The following Article was published in The Columbia Daily Tribune.
Verification Link: http://www.showmenews.com/2005/Oct/20051025News006.asp
Gray prepares for execution
Condemned man maintains innocence.
Published Tuesday, October 25, 2005
ST. LOUIS (AP) - From a holding cell in the state prison at Bonne Terre, Marlin Gray took a phone call from a funeral home yesterday preparing for what he believes is his certain but wrongful execution by lethal injection just after midnight tonight.
Gray maintains that he and three similarly convicted co-defendants are innocent in the deaths of sisters Julie and Robin Kerry, whom the state maintained were pushed from the abandoned Mississippi River bridge at Old Chain of Rocks in north St. Louis in April 1991.
"It’s surreal to be planning your own funeral," said Gray, 38. "... I’m about to die for trial strategy with no basis in fact whatsoever."
Gray, convicted of two first-degree murders as an accomplice, has maintained his innocence all along. He and his supporters, including Rep. William Lacy Clay, D-Mo, cite serious constitutional violations at his police interrogation and trial that they say resulted in wrongful conviction.
Family of the girls, described as promising college students of good character, were not as willing to grant more time to reconsider the facts.

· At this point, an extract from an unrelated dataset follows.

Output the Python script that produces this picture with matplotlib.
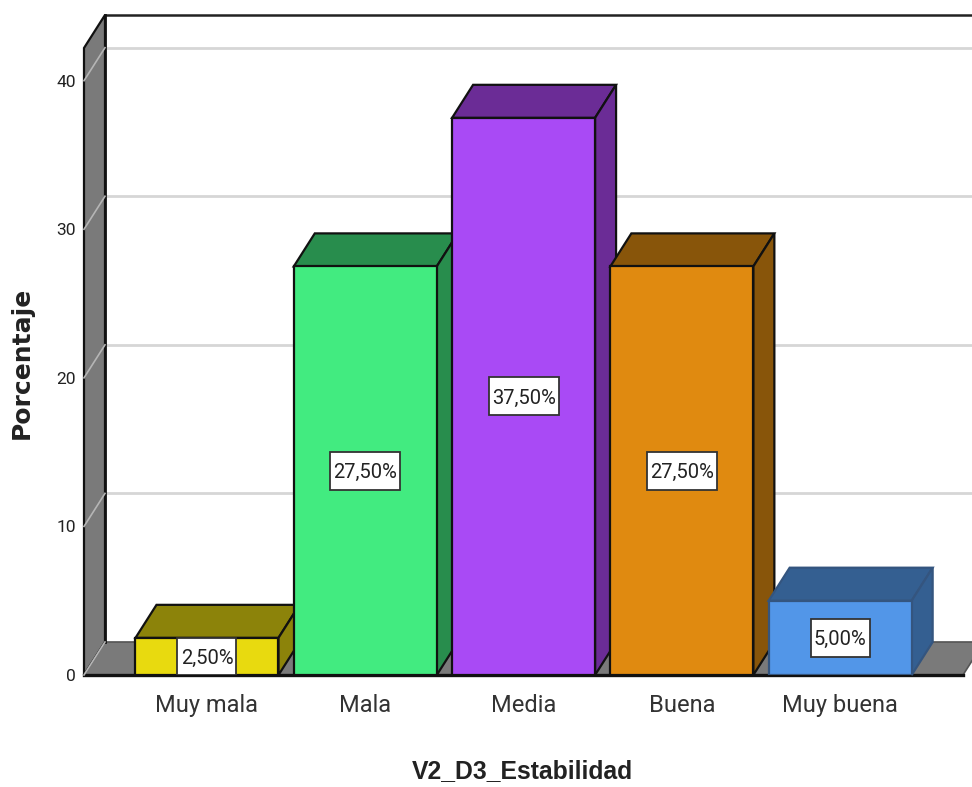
import matplotlib
matplotlib.use('Agg')
import matplotlib.pyplot as plt
from matplotlib.patches import Polygon, Rectangle

# datos
categorias = ['Muy mala', 'Mala', 'Media', 'Buena', 'Muy buena']
porcentajes = [2.5, 27.5, 37.5, 27.5, 5.0]
etiquetas = ['2,50%', '27,50%', '37,50%', '27,50%', '5,00%']
yticks = [0, 10, 20, 30, 40]

frente = ['#E8DA0F', '#42EB80', '#A94AF5', '#E08A10', '#5296E8']
lado = ['#8C830A', '#288D4D', '#6B2C96', '#88550A', '#345F91']
borde = ['#111111', '#111111', '#111111', '#111111', '#34557F']

# profundidad del efecto 3D, en unidades de los ejes
dx = 21 / 158.3
dy = 33 / 14.85
ancho = 143 / 158.3
gris = '#7A7A7A'

fig = plt.figure(figsize=(9.72, 7.87), dpi=100)
ax = fig.add_axes([84 / 972, 112 / 787, 879 / 972, 627 / 787])
xmin, xmax = -0.777, 4.776
ymax = 42.2
ax.set_xlim(xmin, xmax)
ax.set_ylim(0, ymax)
for s in ax.spines.values():
    s.set_visible(False)
ax.patch.set_visible(False)

# paredes y suelo
ax.add_patch(Polygon([(xmin, 0), (xmin + dx, dy), (xmin + dx, ymax + dy), (xmin, ymax)],
                     fc=gris, ec='#111111', lw=1.6, clip_on=False, zorder=1))
ax.add_patch(Polygon([(xmin, 0), (xmin + dx, dy), (xmax + dx, dy), (xmax, 0)],
                     fc=gris, ec='#555555', lw=1.2, clip_on=False, zorder=1))
ax.plot([xmin + dx, xmax + dx], [ymax + dy, ymax + dy], color='#222222', lw=1.8, clip_on=False, zorder=2)
ax.plot([xmin, xmax], [0, 0], color='#111111', lw=2.4, clip_on=False, zorder=2)
ax.plot([xmin + dx, xmin + dx], [dy, ymax + dy], color='#111111', lw=2, clip_on=False, zorder=2)

# rejilla
for t in yticks:
    ax.plot([xmin, xmin + dx], [t, t + dy], color='#B5B5B5', lw=1.2, clip_on=False, zorder=2)
    if t > 0:
        ax.plot([xmin + dx, xmax + dx], [t + dy, t + dy], color='#D6D6D6', lw=2, clip_on=False, zorder=1)

# barras de izquierda a derecha, cada una tapa el lado de la anterior
for i, v in enumerate(porcentajes):
    z = 3 + i
    x0 = i - ancho / 2
    x1 = i + ancho / 2
    ax.add_patch(Polygon([(x0, v), (x0 + dx, v + dy), (x1 + dx, v + dy), (x1, v)],
                         fc=lado[i], ec=borde[i], lw=1.6, zorder=z, clip_on=False))
    ax.add_patch(Polygon([(x1, 0), (x1 + dx, dy), (x1 + dx, v + dy), (x1, v)],
                         fc=lado[i], ec=borde[i], lw=1.6, zorder=z, clip_on=False))
    ax.bar(i, v, width=ancho, color=frente[i], edgecolor=borde[i], linewidth=1.6, zorder=z)

    # caja de la etiqueta
    w = 70 / 158.3 if i not in (0, 4) else 59 / 158.3
    h = 38 / 14.85
    if i == 0:
        h = v
    ax.add_patch(Rectangle((i - w / 2, v / 2 - h / 2), w, h,
                           fc='white', ec='#333333', lw=1.3, zorder=z + 0.5))
    ax.text(i, v / 2, etiquetas[i], ha='center', va='center_baseline',
            fontsize=14.5, family='Roboto', color='#222222', zorder=z + 1)

ax.set_xticks(range(5))
ax.set_xticklabels(categorias, fontsize=17, family='Roboto', color='#333333')
ax.set_yticks(yticks)
ax.set_yticklabels([str(t) for t in yticks], fontsize=12.5, family='Roboto', color='#222222')
ax.tick_params(axis='both', length=0)
ax.tick_params(axis='x', pad=14)
ax.tick_params(axis='y', pad=6)

ax.set_xlabel('V2_D3_Estabilidad', fontsize=17.8, fontweight='bold', family='Liberation Sans', color='#222222')
ax.set_ylabel('Porcentaje', fontsize=18, fontweight='bold', family='DejaVu Sans', color='#222222')
ax.xaxis.set_label_coords(0.499, -96 / 627)
ax.yaxis.set_label_coords(-62 / 879, 0.4976)
ax.xaxis.label.set_verticalalignment('center')
ax.yaxis.label.set_verticalalignment('center')

fig.savefig('out.png', dpi=100)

"I can’t" talk about it, said Sheila Oliveri of St. Louis, an aunt. "There have been too many years, too many hurts. I just want it over, the whole thing."
In an interview yesterday, Gray said he, friend Reginald Clemons and acquaintances Antonio Richardson and Daniel Winfrey went to the bridge, a popular youth hangout, that April night. There, they met and talked to Julie, 21, and Robin, 19, of north St. Louis County and their 19-year-old cousin, Thomas Cummins, who was visiting from Maryland.
Gray said after walking the full length of the bridge, the four returned to the Missouri side but that Richardson went back to get his flashlight. When he returned, Richardson reported he’d seen Cummins frantic on the bridge and the sisters in the river and spoke of an accident.
"He looked a little freaked out," Gray said. "He freaked us all out. We decided to leave."
Cummins had been the main suspect, and internal police reports indicate he changed his story several times and failed a lie-detector test. He said he and his cousins had been accosted by the group of four, then later tearfully admitted that he had made an advance toward Julie as she sat on the bridge railing and that she became startled, lost her balance and fell into the river. He became hysterical, and Robin jumped into the river to save her sister, according to the report.
Police presented the Cummins case to Assistant St. Louis Circuit Attorney Nels Moss, but in the absence of physical evidence, charges were not brought. Instead, Cummins became a chief witness in the others’ murder trials. He later won a $150,000 settlement from the St. Louis Police Department over allegations of police abuse during interrogation.
Gray also maintained that St. Louis police had coerced his confession with beatings and threats and refused requests for a lawyer. Gray said under duress, he confessed to rape, then later recanted. He never confessed to murder.
The prosecution struck a deal with Daniel Winfrey, the only white defendant, who testified the other three had attacked Cummins and the Kerry sisters. Winfrey later remarked to a fellow inmate that no one would believe a bunch of black men.
"The irony is, he was right," said Gray, who served four years in the Army Reserve and was pursuing a music career. "We’re talking about Missouri. It’s white people who died. Black guys are accused. It’s our history, our legacy here."
On Friday, Moss said it was Gray’s testimony on the witness stand that convicted him, describing Gray as "arrogant, controlling and pathetic." He said Gray manipulated the younger and weaker co-defendants.
Cummins, now a 33-year-old firefighter in Maryland, has an unlisted number. Gene Cummins said none of the police report statements about his son "rings true at all."
Gray’s appeals attorney, Joanne Descher, said the state didn’t present sufficient evidence to convict him of first-degree murder, failing to show he participated in the crimes or planned and directed them.
The state, in fact, conceded he was not on the bridge at all when the women died.
The pending appeal also cites prosecutorial misconduct, saying that Moss referred to Charles Manson in describing Gray and failed to disclose that Cummins had made an identical claim of police brutality during interrogation. Moss did not return phone calls to comment on that.